On the Amazon kindle and ebooks in general


First, if you have no idea what I’m talking about, read this: Amazon.com: Kindle: Amazon’s New Wireless Reading Device: Kindle Store. Kindle is basically Amazon’s new lightweight ebook reader. It looks like its built on pretty solid technology, and it has cool features — wirelessly download books inexpensively, read blogs, play music, etc.

The internetarati are up in arms already, especially the anti-DRM crowd, with whom I sympathize. Mark Pilgrim compares it to devices in 1984, John Gruber defends the iPod as a an acceptable form of lock-in but decries the Kindle as too risky. They’re both right, but they’re probably over reacting.

True, you can’t share books. True, you can’t back your books up. True, you can’t import books from other sources. And True, if Amazon cancels the Kindle, you’re screwed.

I don’t know if this means that it won’t become the “iPod for books,” but I also don’t know if their is even a demand for such a device. And nobody’s making the argument that I want to hear: reading on an electronic devices sucks. It’s hard on the eyes, you can’t fold your Kindle or laptop or what have you in half, you can’t dog ear the pages, etc.

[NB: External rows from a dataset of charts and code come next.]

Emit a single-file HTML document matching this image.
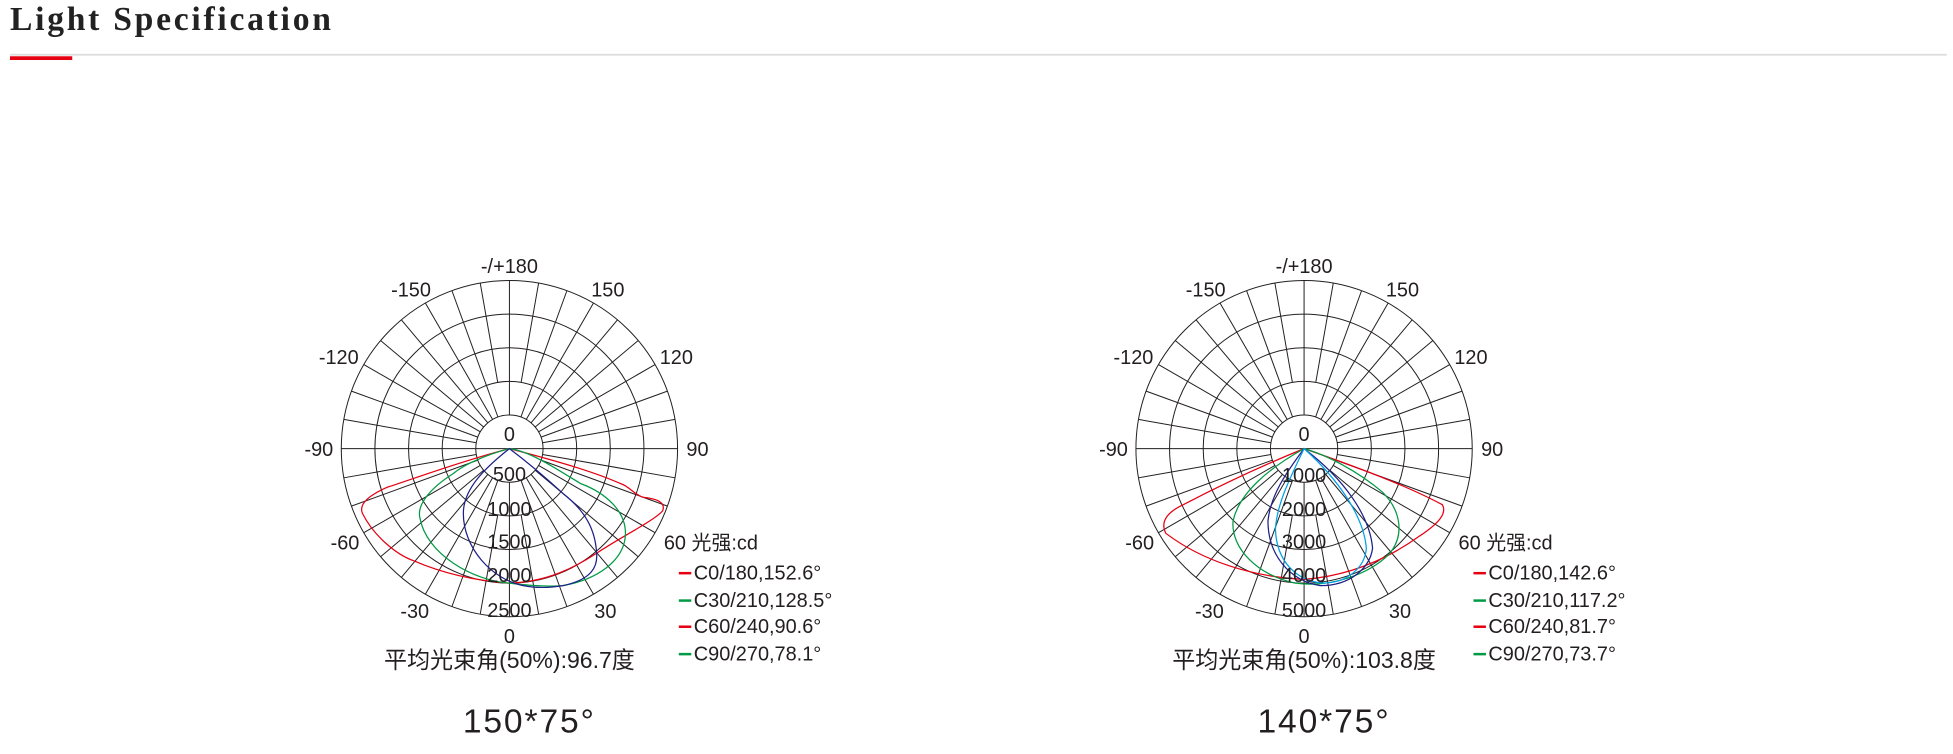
<!DOCTYPE html>
<html><head><meta charset="utf-8"><style>
html,body{margin:0;padding:0;background:#fff;}
svg{display:block;}
</style></head><body>
<svg width="1953" height="754" viewBox="0 0 1568 605" xmlns="http://www.w3.org/2000/svg" font-family="Liberation Sans, 'Noto Sans CJK SC', sans-serif">
<text x="8" y="24" font-family="Liberation Serif, serif" font-weight="bold" font-size="27" letter-spacing="2.2" fill="#222">Light Specification</text>
<rect x="8" y="43" width="1555" height="1.5" fill="#ddd"/>
<rect x="8" y="45" width="50" height="3" fill="#e60012"/>
<g id="c1" transform="translate(409,360)" fill="none" stroke="#231f20" stroke-width="0.8">
  <circle r="27"/><circle r="54"/><circle r="81"/><circle r="108"/><circle r="135"/>
  <g id="rad">
  <line x1="0" y1="54" x2="0" y2="135" transform="rotate(10)"/><line x1="0" y1="27" x2="0" y2="135" transform="rotate(20)"/><line x1="0" y1="27" x2="0" y2="135" transform="rotate(30)"/><line x1="0" y1="27" x2="0" y2="135" transform="rotate(40)"/><line x1="0" y1="27" x2="0" y2="135" transform="rotate(50)"/><line x1="0" y1="27" x2="0" y2="135" transform="rotate(60)"/><line x1="0" y1="27" x2="0" y2="135" transform="rotate(70)"/><line x1="0" y1="27" x2="0" y2="135" transform="rotate(80)"/><line x1="0" y1="27" x2="0" y2="135" transform="rotate(100)"/><line x1="0" y1="27" x2="0" y2="135" transform="rotate(110)"/><line x1="0" y1="27" x2="0" y2="135" transform="rotate(120)"/><line x1="0" y1="27" x2="0" y2="135" transform="rotate(130)"/><line x1="0" y1="27" x2="0" y2="135" transform="rotate(140)"/><line x1="0" y1="27" x2="0" y2="135" transform="rotate(150)"/><line x1="0" y1="27" x2="0" y2="135" transform="rotate(160)"/><line x1="0" y1="54" x2="0" y2="135" transform="rotate(170)"/>
  <line x1="0" y1="54" x2="0" y2="135" transform="rotate(-10)"/><line x1="0" y1="27" x2="0" y2="135" transform="rotate(-20)"/><line x1="0" y1="27" x2="0" y2="135" transform="rotate(-30)"/><line x1="0" y1="27" x2="0" y2="135" transform="rotate(-40)"/><line x1="0" y1="27" x2="0" y2="135" transform="rotate(-50)"/><line x1="0" y1="27" x2="0" y2="135" transform="rotate(-60)"/><line x1="0" y1="27" x2="0" y2="135" transform="rotate(-70)"/><line x1="0" y1="27" x2="0" y2="135" transform="rotate(-80)"/><line x1="0" y1="27" x2="0" y2="135" transform="rotate(-100)"/><line x1="0" y1="27" x2="0" y2="135" transform="rotate(-110)"/><line x1="0" y1="27" x2="0" y2="135" transform="rotate(-120)"/><line x1="0" y1="27" x2="0" y2="135" transform="rotate(-130)"/><line x1="0" y1="27" x2="0" y2="135" transform="rotate(-140)"/><line x1="0" y1="27" x2="0" y2="135" transform="rotate(-150)"/><line x1="0" y1="27" x2="0" y2="135" transform="rotate(-160)"/><line x1="0" y1="54" x2="0" y2="135" transform="rotate(-170)"/>
  </g>
  <line x1="-135" y1="0" x2="135" y2="0"/><line x1="0" y1="-135" x2="0" y2="-27"/><line x1="0" y1="27" x2="0" y2="135"/>
</g>
<g transform="translate(638,0)" fill="none" stroke="#231f20" stroke-width="0.8">
 <g transform="translate(409,360)">
  <circle r="27"/><circle r="54"/><circle r="81"/><circle r="108"/><circle r="135"/>
  <use href="#rad"/>
  <line x1="-135" y1="0" x2="135" y2="0"/><line x1="0" y1="-135" x2="0" y2="-27"/><line x1="0" y1="27" x2="0" y2="135"/>
 </g>
</g>
<g fill="none" stroke-width="1">
 <path stroke="#e60012" d="M409,360 C370,370 330,385 311,391 C295,398 288,405 291,412 C300,430 318,445 332,450 C355,460 380,466 409,468 C440,467 462,455 479,444 C500,430 525,418 532,410 C535,402 525,400 516,399 C508,396 505,390 498,388 C480,380 455,372 409,360 Z"/>
 <path stroke="#009a44" d="M409,360 C390,365 372,373 364,380 C345,392 335,405 337,415 C342,445 380,466 409,468 C425,470 440,471 452,470 C480,465 500,450 502,431 C504,410 485,395 466,388 C445,375 425,362 409,360 Z"/>
 <path stroke="#1d2088" d="M409,360 C390,375 372,392 372,412 C372,440 395,465 420,470 C430,472 440,472 452,470 C475,465 480,455 479,444 C478,425 470,410 452,396 C440,385 425,372 409,360 Z"/>
</g>
<g fill="none" stroke-width="1">
 <path stroke="#e60012" d="M1047,360 C1010,375 975,392 950,405 C935,412 932,420 936,428 C965,450 1005,463 1047,465 C1085,462 1115,448 1140,430 C1155,420 1162,412 1158,405 C1130,390 1090,375 1047,360 Z"/>
 <path stroke="#009a44" d="M1047,360 C1020,375 995,395 990,418 C988,440 1010,462 1040,468 C1070,472 1100,460 1115,445 C1128,430 1125,410 1110,395 C1090,378 1065,365 1047,360 Z"/>
 <path stroke="#1d2088" d="M1047,360 C1032,380 1020,398 1018,418 C1018,445 1035,466 1060,470 C1085,470 1100,455 1102,440 C1100,415 1080,385 1047,360 Z"/>
 <path stroke="#00a0e9" d="M1047,360 C1035,385 1025,405 1024,425 C1025,450 1040,466 1062,468 C1082,468 1096,455 1097,440 C1095,415 1075,385 1047,360 Z"/>
</g>
<g font-size="16" fill="#231f20" text-anchor="middle">
 <text x="409" y="219">-/+180</text><text x="330" y="238">-150</text><text x="488" y="238">150</text>
 <text x="272" y="292">-120</text><text x="543" y="292">120</text><text x="256" y="366">-90</text><text x="560" y="366">90</text>
 <text x="277" y="441">-60</text><text x="333" y="496">-30</text><text x="486" y="496">30</text><text x="409" y="516">0</text>
 <text x="409" y="354">0</text><text x="409" y="386">500</text><text x="409" y="414">1000</text><text x="409" y="440">1500</text><text x="409" y="467">2000</text><text x="409" y="495">2500</text>
 <text x="409" y="536" font-size="18.5">平均光束角(50%):96.7度</text>
 <text x="425" y="588" font-size="27" letter-spacing="1.5">150*75°</text>
</g>
<g font-size="16" fill="#231f20">
 <text x="533" y="441">60 光强:cd</text>
 <rect x="545" y="459" width="10" height="2" fill="#e60012"/><text x="557" y="465">C0/180,152.6°</text>
 <rect x="545" y="481" width="10" height="2" fill="#009a44"/><text x="557" y="487">C30/210,128.5°</text>
 <rect x="545" y="502" width="10" height="2" fill="#e60012"/><text x="557" y="508">C60/240,90.6°</text>
 <rect x="545" y="524" width="10" height="2" fill="#009a44"/><text x="557" y="530">C90/270,78.1°</text>
</g>
<g font-size="16" fill="#231f20" text-anchor="middle">
 <text x="1047" y="219">-/+180</text><text x="968" y="238">-150</text><text x="1126" y="238">150</text>
 <text x="910" y="292">-120</text><text x="1181" y="292">120</text><text x="894" y="366">-90</text><text x="1198" y="366">90</text>
 <text x="915" y="441">-60</text><text x="971" y="496">-30</text><text x="1124" y="496">30</text><text x="1047" y="516">0</text>
 <text x="1047" y="354">0</text><text x="1047" y="387">1000</text><text x="1047" y="414">2000</text><text x="1047" y="440">3000</text><text x="1047" y="467">4000</text><text x="1047" y="495">5000</text>
 <text x="1047" y="536" font-size="18.5">平均光束角(50%):103.8度</text>
 <text x="1063" y="588" font-size="27" letter-spacing="1.5">140*75°</text>
</g>
<g font-size="16" fill="#231f20">
 <text x="1171" y="441">60 光强:cd</text>
 <rect x="1183" y="459" width="10" height="2" fill="#e60012"/><text x="1195" y="465">C0/180,142.6°</text>
 <rect x="1183" y="481" width="10" height="2" fill="#009a44"/><text x="1195" y="487">C30/210,117.2°</text>
 <rect x="1183" y="502" width="10" height="2" fill="#e60012"/><text x="1195" y="508">C60/240,81.7°</text>
 <rect x="1183" y="524" width="10" height="2" fill="#009a44"/><text x="1195" y="530">C90/270,73.7°</text>
</g>
</svg>
</body></html>
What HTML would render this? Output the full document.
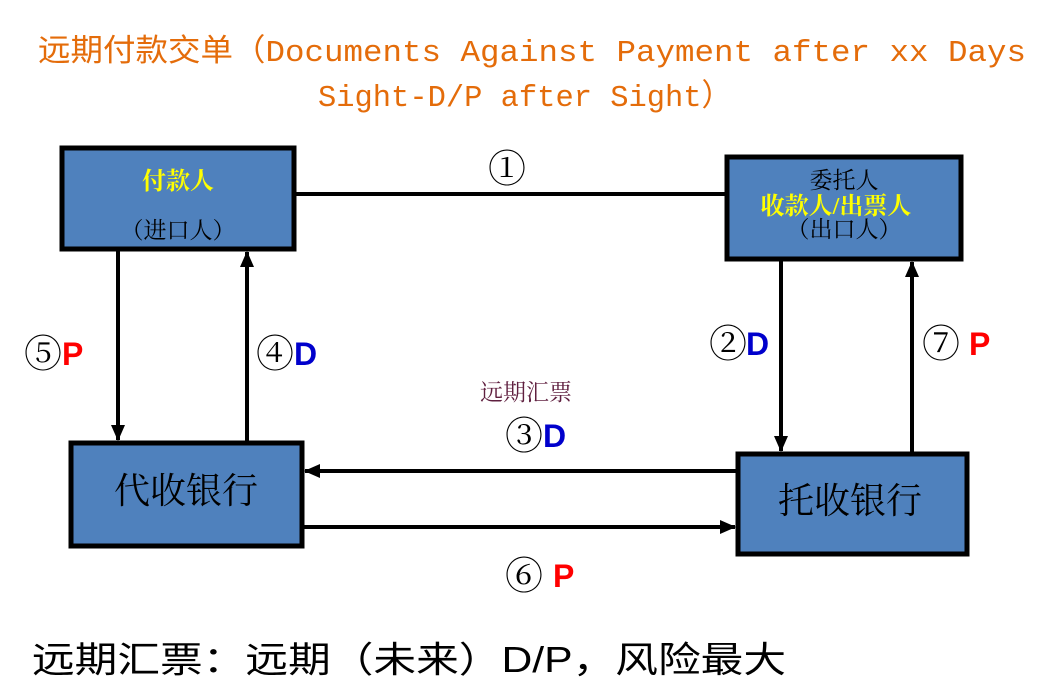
<!DOCTYPE html>
<html><head><meta charset="utf-8"><style>
html,body{margin:0;padding:0;background:#fff;}
svg{display:block;}
</style></head><body>
<svg width="1040" height="685" viewBox="0 0 1040 685" xmlns="http://www.w3.org/2000/svg">
<defs>
<marker id="ah" markerWidth="16" markerHeight="14" refX="15" refY="7" orient="auto" markerUnits="userSpaceOnUse">
<path d="M0,0 L16,7 L0,14 z" fill="#000"/>
</marker>
</defs>
<g font-family="'Liberation Mono','Noto Sans CJK SC',monospace" fill="#E46C0A" font-size="31">
<text x="38" y="61" textLength="988" lengthAdjust="spacingAndGlyphs">远期付款交单（Documents Against Payment after xx Days</text>
<text x="318" y="106" textLength="414" lengthAdjust="spacingAndGlyphs">Sight-D/P after Sight）</text>
</g>
<g fill="#4F81BD" stroke="#000" stroke-width="5">
<rect x="62" y="148" width="232" height="101"/>
<rect x="727" y="157" width="234" height="102"/>
<rect x="71" y="443" width="231" height="103"/>
<rect x="738" y="454" width="229" height="100"/>
</g>
<g stroke="#000" stroke-width="4" fill="none">
<line x1="295" y1="194" x2="726" y2="194"/>
<line x1="118" y1="251" x2="118" y2="440" marker-end="url(#ah)"/>
<line x1="247" y1="441" x2="247" y2="252" marker-end="url(#ah)"/>
<line x1="781" y1="261" x2="781" y2="451" marker-end="url(#ah)"/>
<line x1="912" y1="452" x2="912" y2="262" marker-end="url(#ah)"/>
<line x1="736" y1="471" x2="305" y2="471" marker-end="url(#ah)"/>
<line x1="303" y1="527" x2="735" y2="527" marker-end="url(#ah)"/>
</g>
<g font-family="'Liberation Serif','Noto Serif CJK SC',serif" text-anchor="middle">
<text x="178" y="189" font-size="24" fill="#FFFF00" font-weight="bold">付款人</text>
<text x="178" y="238" font-size="23" fill="#000">（进口人）</text>
<text x="844" y="188" font-size="23" fill="#000">委托人</text>
<text x="836" y="214" font-size="24" fill="#FFFF00" font-weight="bold">收款人/出票人</text>
<text x="844" y="237" font-size="23" fill="#000">（出口人）</text>
<text x="186" y="503" font-size="36" fill="#000">代收银行</text>
<text x="850" y="513" font-size="36" fill="#000">托收银行</text>
<text x="507" y="182" font-size="38" fill="#000">①</text>
<text x="526" y="400" font-size="23" fill="#5F1F3F">远期汇票</text>
</g>
<g font-family="'Liberation Serif','Noto Serif CJK SC',serif" font-size="38" fill="#000">
<text x="24" y="367">⑤</text>
<text x="256" y="367">④</text>
<text x="709" y="357">②</text>
<text x="922" y="357">⑦</text>
<text x="505" y="449">③</text>
<text x="505" y="589">⑥</text>
</g>
<g font-family="'Liberation Sans',sans-serif" font-size="32" font-weight="bold">
<text x="62" y="365" fill="#FF0000">P</text>
<text x="294" y="365" fill="#0000CC">D</text>
<text x="746" y="355" fill="#0000CC">D</text>
<text x="969" y="355" fill="#FF0000">P</text>
<text x="543" y="447" fill="#0000CC">D</text>
<text x="553" y="587" fill="#FF0000">P</text>
</g>
<text x="32" y="672" font-family="'Liberation Sans','Noto Sans CJK SC',sans-serif" font-size="36" fill="#000" textLength="754" lengthAdjust="spacingAndGlyphs">远期汇票：远期（未来）D/P，风险最大</text>
</svg>
</body></html>
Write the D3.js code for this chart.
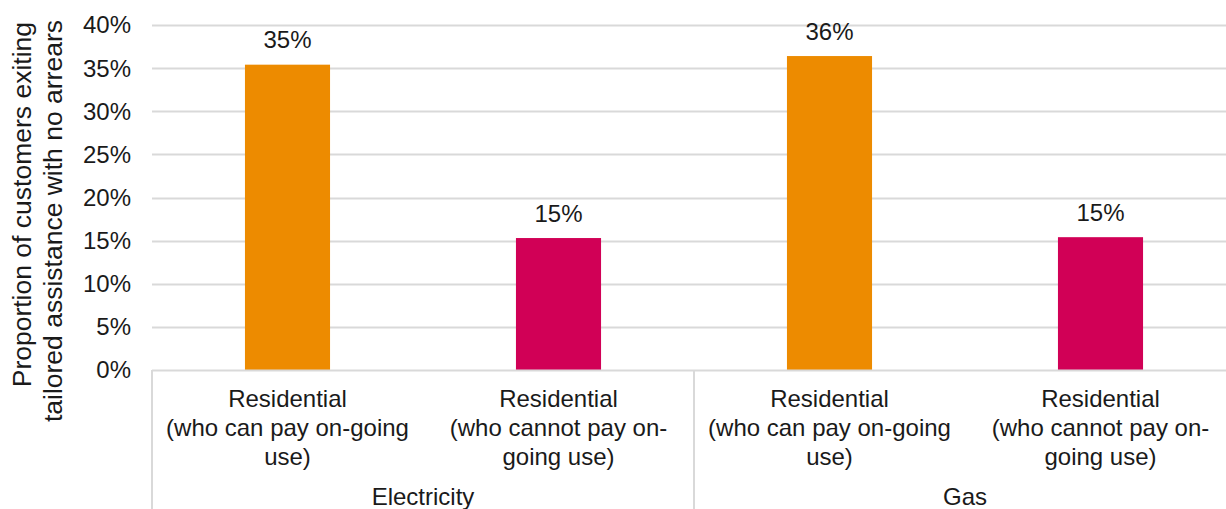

Although, as Pilgrim points out, at the very least, its nice to be able to search through books. Actually, I think he’s dead on here. In fact, I have physical and PDF versions of most of my favorite textbooks (and yes, the PDF files are ill-gotten), and it’s a system that I really like. A hard-copy book that I can use for serious studying, and a PDF file that I can search through when I need to find something quickly, print a few pages from when I don’t want to lug around the whole book, etc. In fact, the usefulness of this hybrid approach is a good argument for Gruber’s idea: let us buy the book and give us the Kindle copy. It would also be nice if the books were in a protected version of some other format — e.g. password protected PDF.

But that’s just wishful thinking. People will probably buy this thing and use it. It may grow popular, but who knows. I wouldn’t want to own any important books in the Kindle format. But, then again, companies are starting to realize that, at the very least, there is a small but very vociferous market segment that will pay for files that are unencumbered by DRM. And that’s an opportunity for competition.